From then on, after convergence has been achieved, the quotas of all nations would decline together at the same rate (contraction). According to the report, commentators on climate diplomacy have identified contraction-and-convergence as the leading contender among the various proposals for allocating emission quotas to nations in the long run.To make an agreement based on per capita allocation quotas more feasible, the report supports emissions trading between nations. Countries that wish to emit GHG in excess of their respective quotas would be able to purchase unused quotas at prices that incline other countries to emit less than their quotas.

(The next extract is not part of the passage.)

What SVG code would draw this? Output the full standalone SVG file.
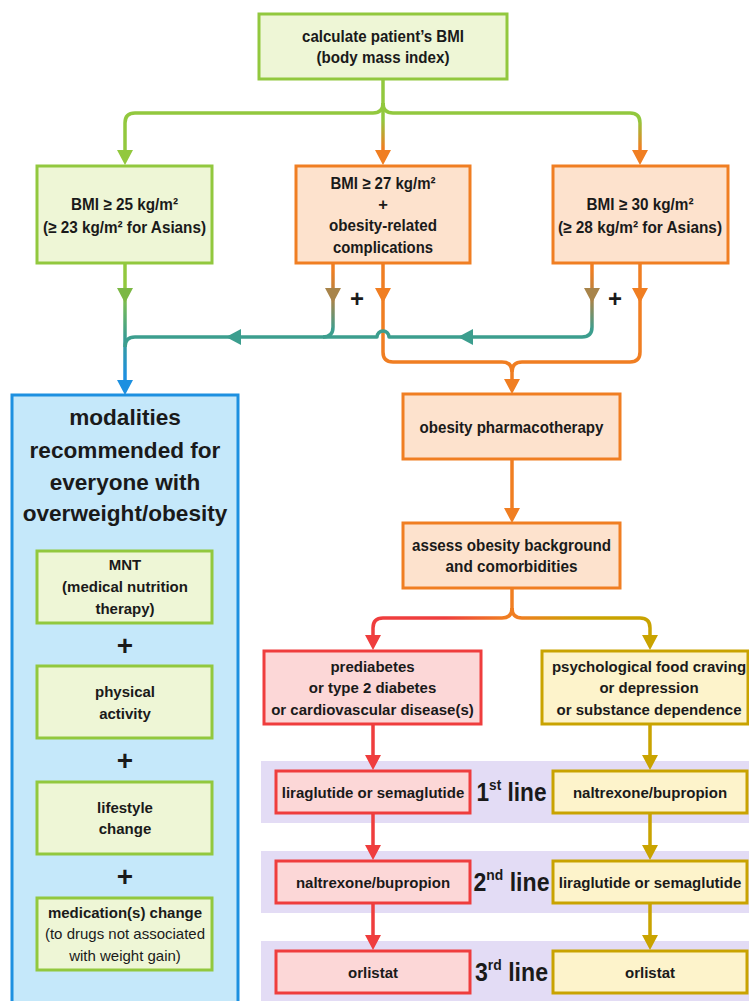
<svg xmlns="http://www.w3.org/2000/svg" width="749" height="1001" viewBox="0 0 749 1001">
<defs>
<style>
.t{font-family:"Liberation Sans",Arial,sans-serif;font-size:15px;font-weight:bold;fill:#1a1a1a;text-anchor:middle;dominant-baseline:central}
.w{font-size:16.5px}
.n{font-weight:normal}
.big{font-size:22.6px}
.lbl{font-size:25px}
.plus{font-size:28px}
.plus2{font-size:24px}
.bg{fill:#eef6d6;stroke:#92c83e;stroke-width:3}
.bo{fill:#fde2cd;stroke:#f07e22;stroke-width:3}
.br{fill:#fcd7d7;stroke:#ef3d3d;stroke-width:3}
.by{fill:#fdf3cb;stroke:#c9a300;stroke-width:3}
.bb{fill:#c5e8fa;stroke:#1d90e0;stroke-width:3}
.band{fill:#e3dcf5}
.c{fill:none;stroke-width:3.5;stroke-linejoin:round}
.cg{stroke:#92c83e}
.co{stroke:#f07e22}
.ct{stroke:#3c9e8e}
.cr{stroke:#ef3d3d}
.cy{stroke:#c9a300}
</style>
<linearGradient id="gGO" gradientUnits="userSpaceOnUse" x1="0" y1="120" x2="0" y2="148"><stop offset="0" stop-color="#92c83e"/><stop offset="1" stop-color="#f07e22"/></linearGradient>
<linearGradient id="gL" gradientUnits="userSpaceOnUse" x1="0" y1="263" x2="0" y2="395"><stop offset="0.2" stop-color="#92c83e"/><stop offset="0.55" stop-color="#3c9e8e"/><stop offset="0.85" stop-color="#1d90e0"/></linearGradient>
<linearGradient id="gB" gradientUnits="userSpaceOnUse" x1="0" y1="263" x2="0" y2="337"><stop offset="0.1" stop-color="#f07e22"/><stop offset="0.5" stop-color="#a8844a"/><stop offset="0.9" stop-color="#3c9e8e"/></linearGradient>
<linearGradient id="gR" gradientUnits="userSpaceOnUse" x1="505" y1="0" x2="445" y2="0"><stop offset="0" stop-color="#f07e22"/><stop offset="1" stop-color="#ef3d3d"/></linearGradient>
<linearGradient id="gY" gradientUnits="userSpaceOnUse" x1="519" y1="0" x2="580" y2="0"><stop offset="0" stop-color="#f07e22"/><stop offset="1" stop-color="#c9a300"/></linearGradient>
<path id="ad" d="M-8,-15 L8,-15 L0,0 Z"/>
<path id="al" d="M0,0 L15,-8 L15,8 Z"/>
</defs>
<rect width="749" height="1001" fill="#ffffff"/>

<g id="bands">
<rect class="band" x="261" y="761" width="490" height="62"/>
<rect class="band" x="261" y="851" width="490" height="62"/>
<rect class="band" x="261" y="941" width="490" height="62"/>
</g>

<g id="connectors">
<path class="c cg" d="M383,79 V105"/>
<path class="c cg" d="M383,103 Q383,113 373,113 H135 Q125,113 125,123 V152"/>
<path class="c" stroke="url(#gGO)" d="M383,103 Q383,113 393,113 H630 Q640,113 640,123 V152"/>
<path class="c" stroke="url(#gGO)" d="M383,103 V152"/>
<use href="#ad" x="125" y="165" fill="#92c83e"/>
<use href="#ad" x="383" y="165" fill="#f07e22"/>
<use href="#ad" x="640" y="165" fill="#f07e22"/>

<path class="c" stroke="url(#gL)" d="M125,263 V383"/>
<path class="c co" d="M383,263 V352 Q383,362 393,362 H502 Q512,362 512,372 V382"/>
<path class="c co" d="M640,263 V352 Q640,362 630,362 H522 Q512,362 512,372"/>
<path class="c" stroke="url(#gB)" d="M333,263 V327 Q333,337 323,337"/>
<path class="c" stroke="url(#gB)" d="M592,263 V327 Q592,337 582,337 H389 A6,6 0 0 0 377,337 H135 Q125,337 125,347"/>
<use href="#ad" x="125" y="303" fill="#7cb845"/>
<use href="#ad" x="333" y="303" fill="#a8844a"/>
<use href="#ad" x="383" y="303" fill="#f07e22"/>
<use href="#ad" x="592" y="303" fill="#a8844a"/>
<use href="#ad" x="640" y="303" fill="#f07e22"/>
<use href="#al" x="226" y="337" fill="#3c9e8e"/>
<use href="#al" x="458" y="337" fill="#3c9e8e"/>
<use href="#ad" x="125" y="395" fill="#1d90e0"/>
<use href="#ad" x="512" y="394" fill="#f07e22"/>

<path class="c co" d="M512,459 V510"/>
<use href="#ad" x="512" y="523" fill="#f07e22"/>

<path class="c co" d="M512,588 V610"/>
<path class="c" stroke="url(#gR)" d="M512,608 Q512,618 502,618 H383 Q373,618 373,628 V637"/>
<path class="c" stroke="url(#gY)" d="M512,608 Q512,618 522,618 H640 Q650,618 650,628 V637"/>
<use href="#ad" x="373" y="650" fill="#ef3d3d"/>
<use href="#ad" x="650" y="650" fill="#c9a300"/>

<path class="c cr" d="M373,724 V757 M373,813 V847 M373,903 V937"/>
<use href="#ad" x="373" y="770" fill="#ef3d3d"/>
<use href="#ad" x="373" y="860" fill="#ef3d3d"/>
<use href="#ad" x="373" y="950" fill="#ef3d3d"/>
<path class="c cy" d="M650,724 V757 M650,813 V847 M650,903 V937"/>
<use href="#ad" x="650" y="770" fill="#c9a300"/>
<use href="#ad" x="650" y="860" fill="#c9a300"/>
<use href="#ad" x="650" y="950" fill="#c9a300"/>
<text class="t plus2" x="357" y="298">+</text>
<text class="t plus2" x="615" y="298">+</text>
</g>

<g id="n-bmi">
<rect class="bg" x="259" y="14" width="248" height="65"/>
<text class="t w" x="383" y="36" textLength="162" lengthAdjust="spacingAndGlyphs">calculate patient’s BMI</text>
<text class="t w" x="383" y="57" textLength="133" lengthAdjust="spacingAndGlyphs">(body mass index)</text>
</g>

<g id="n-bmi25">
<rect class="bg" x="37" y="166" width="175" height="97"/>
<text class="t w" x="124.5" y="204" textLength="107" lengthAdjust="spacingAndGlyphs">BMI ≥ 25 kg/m²</text>
<text class="t w" x="124.5" y="227" textLength="163" lengthAdjust="spacingAndGlyphs">(≥ 23 kg/m² for Asians)</text>
</g>

<g id="n-bmi27">
<rect class="bo" x="296" y="166" width="174" height="97"/>
<text class="t w" x="383" y="183" textLength="105" lengthAdjust="spacingAndGlyphs">BMI ≥ 27 kg/m²</text>
<text class="t w" x="383" y="204">+</text>
<text class="t w" x="383" y="225" textLength="108" lengthAdjust="spacingAndGlyphs">obesity-related</text>
<text class="t w" x="383" y="246.5" textLength="100" lengthAdjust="spacingAndGlyphs">complications</text>
</g>

<g id="n-bmi30">
<rect class="bo" x="553" y="166" width="175" height="97"/>
<text class="t w" x="640" y="204" textLength="107" lengthAdjust="spacingAndGlyphs">BMI ≥ 30 kg/m²</text>
<text class="t w" x="640" y="227" textLength="164" lengthAdjust="spacingAndGlyphs">(≥ 28 kg/m² for Asians)</text>
</g>

<g id="n-modalities">
<rect class="bb" x="12" y="395" width="226" height="620"/>
<text class="t big" x="125" y="417">modalities</text>
<text class="t big" x="125" y="450">recommended for</text>
<text class="t big" x="125" y="482">everyone with</text>
<text class="t big" x="125" y="513">overweight/obesity</text>
<rect class="bg" x="37" y="551" width="175" height="72"/>
<text class="t" x="125" y="564.5">MNT</text>
<text class="t" x="125" y="586.5">(medical nutrition</text>
<text class="t" x="125" y="608.5">therapy)</text>
<text class="t plus" x="125" y="645">+</text>
<rect class="bg" x="37" y="666" width="175" height="72"/>
<text class="t" x="125" y="691.5">physical</text>
<text class="t" x="125" y="713">activity</text>
<text class="t plus" x="125" y="760">+</text>
<rect class="bg" x="37" y="782" width="175" height="72"/>
<text class="t" x="125" y="807">lifestyle</text>
<text class="t" x="125" y="828.5">change</text>
<text class="t plus" x="125" y="876">+</text>
<rect class="bg" x="37" y="898" width="175" height="72"/>
<text class="t" x="125" y="912.5">medication(s) change</text>
<text class="t n" x="125" y="933.5">(to drugs not associated</text>
<text class="t n" x="125" y="955">with weight gain)</text>
</g>

<g id="n-pharma">
<rect class="bo" x="403" y="394" width="217" height="65"/>
<text class="t w" x="511.5" y="427" textLength="184" lengthAdjust="spacingAndGlyphs">obesity pharmacotherapy</text>
</g>

<g id="n-assess">
<rect class="bo" x="403" y="523" width="217" height="65"/>
<text class="t w" x="511.5" y="545" textLength="199" lengthAdjust="spacingAndGlyphs">assess obesity background</text>
<text class="t w" x="511.5" y="566" textLength="132" lengthAdjust="spacingAndGlyphs">and comorbidities</text>
</g>

<g id="n-prediabetes">
<rect class="br" x="264" y="651" width="217" height="73"/>
<text class="t" x="372.5" y="666">prediabetes</text>
<text class="t" x="372.5" y="687.5">or type 2 diabetes</text>
<text class="t" x="372.5" y="709">or cardiovascular disease(s)</text>
</g>

<g id="n-psych">
<rect class="by" x="542" y="651" width="206" height="73"/>
<text class="t" x="649" y="666">psychological food craving</text>
<text class="t" x="649" y="687.5">or depression</text>
<text class="t" x="649" y="709">or substance dependence</text>
</g>

<g id="n-red1">
<rect class="br" x="276" y="771" width="194" height="42"/>
<text class="t" x="373" y="792">liraglutide or semaglutide</text>
</g>
<g id="n-red2">
<rect class="br" x="276" y="861" width="194" height="42"/>
<text class="t" x="373" y="882">naltrexone/bupropion</text>
</g>
<g id="n-red3">
<rect class="br" x="276" y="951" width="194" height="42"/>
<text class="t" x="373" y="972">orlistat</text>
</g>
<g id="n-gold1">
<rect class="by" x="553" y="771" width="194" height="42"/>
<text class="t" x="650" y="792">naltrexone/bupropion</text>
</g>
<g id="n-gold2">
<rect class="by" x="553" y="861" width="194" height="42"/>
<text class="t" x="650" y="882">liraglutide or semaglutide</text>
</g>
<g id="n-gold3">
<rect class="by" x="553" y="951" width="194" height="42"/>
<text class="t" x="650" y="972">orlistat</text>
</g>

<g id="line-labels">
<text class="t lbl" x="511.5" y="792" textLength="70" lengthAdjust="spacingAndGlyphs">1<tspan font-size="15" dy="-8">st</tspan><tspan dy="8"> line</tspan></text>
<text class="t lbl" x="511.5" y="882" textLength="76" lengthAdjust="spacingAndGlyphs">2<tspan font-size="15" dy="-8">nd</tspan><tspan dy="8"> line</tspan></text>
<text class="t lbl" x="511.5" y="972" textLength="73" lengthAdjust="spacingAndGlyphs">3<tspan font-size="15" dy="-8">rd</tspan><tspan dy="8"> line</tspan></text>
</g>
</svg>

There are other similarities between the conclusions of the RCEP report and the Indian position. The commission also recommends that the international community adopt an upper limit for carbon dioxide concentration in the atmosphere of 550 parts per million by volume (ppmv). Current global concentration levels stand at about 370 ppmv. A target of 550 ppmv is not entirely safe because, according to the international scientific community, even stabilisation at 450 ppmv would result in a temperature rise of 0.7°C and a corresponding 10-65 cm rise in sea level.

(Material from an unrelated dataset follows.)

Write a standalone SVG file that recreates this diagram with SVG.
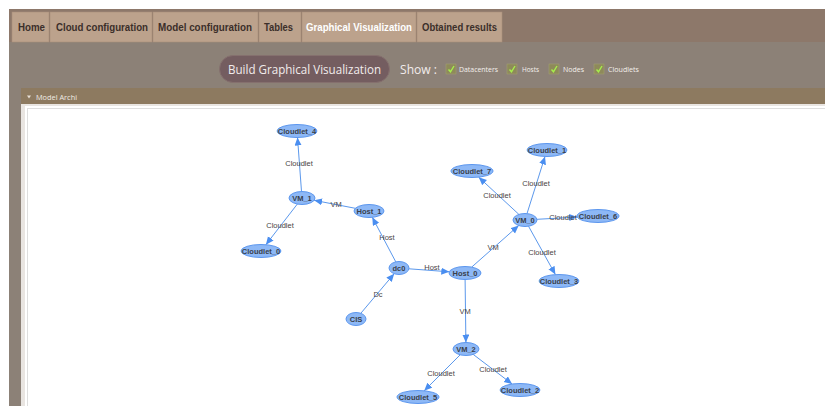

If the contraction-and-convergence approach and the target of 550 ppmv are adopted, the UK’s carbon dioxide (CO2) emissions will have to be reduced by almost 60 per cent from their current level by mid-century, and by almost 80 per cent by 2100. Though CO2 emissions are falling at the moment in the UK, they are expected to rise again as all but one of its existing nuclear power stations will close by 2025. Nuclear power is the main source of carbon-free energy in the country at present.
To achieve the 60 per cent reduction target, the RCEP recommends reductions in energy demand and a large deployment of renewable energy sources, both of which can be achieved partly through the introduction of a carbon tax. Revenues from this tax could be used to fund other measures of cutting down emissions, such as subsidies and tax relief for energy efficiency improvements and research and development of renewable technologies. Future sources of renewable energy for the UK, says the report, could include energy harnessed from waves, undersea turbines powered by tidal waves, wind energy and even solar energy.

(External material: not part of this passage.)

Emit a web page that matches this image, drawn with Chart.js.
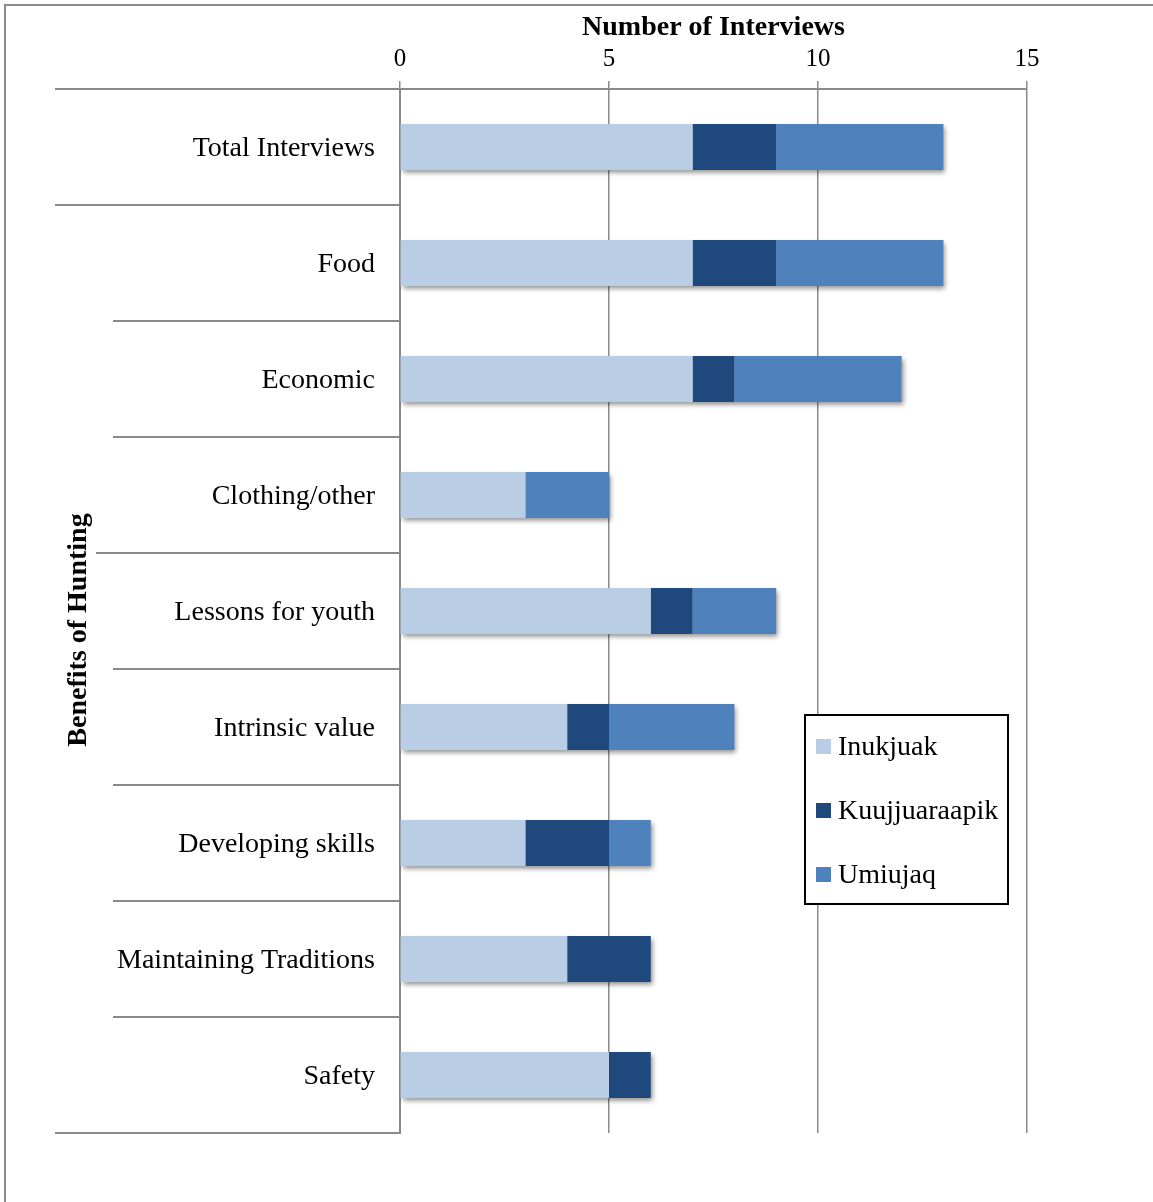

The commission calls on the UK to play a forceful and leading role in international climate negotiations, and it is not only because the country has a moral imperative to do so. It is also because the greater the number of countries that are hesitant, the smaller the chances of concerted global action against climate change. Already, it warns, there is the danger that the Kyoto commitments of an overall 5.2 per cent GHG reduction below the 1990 levels by 2008-2012 will not be met by developed countries, and further commitments are modest or non-existent. In this case, climate change would continue unabated, with the poorest countries suffering the most. The report concludes that if the UK does not show its seriousness about the issue, it cannot expect other nations to do theirs, least of all poor countries.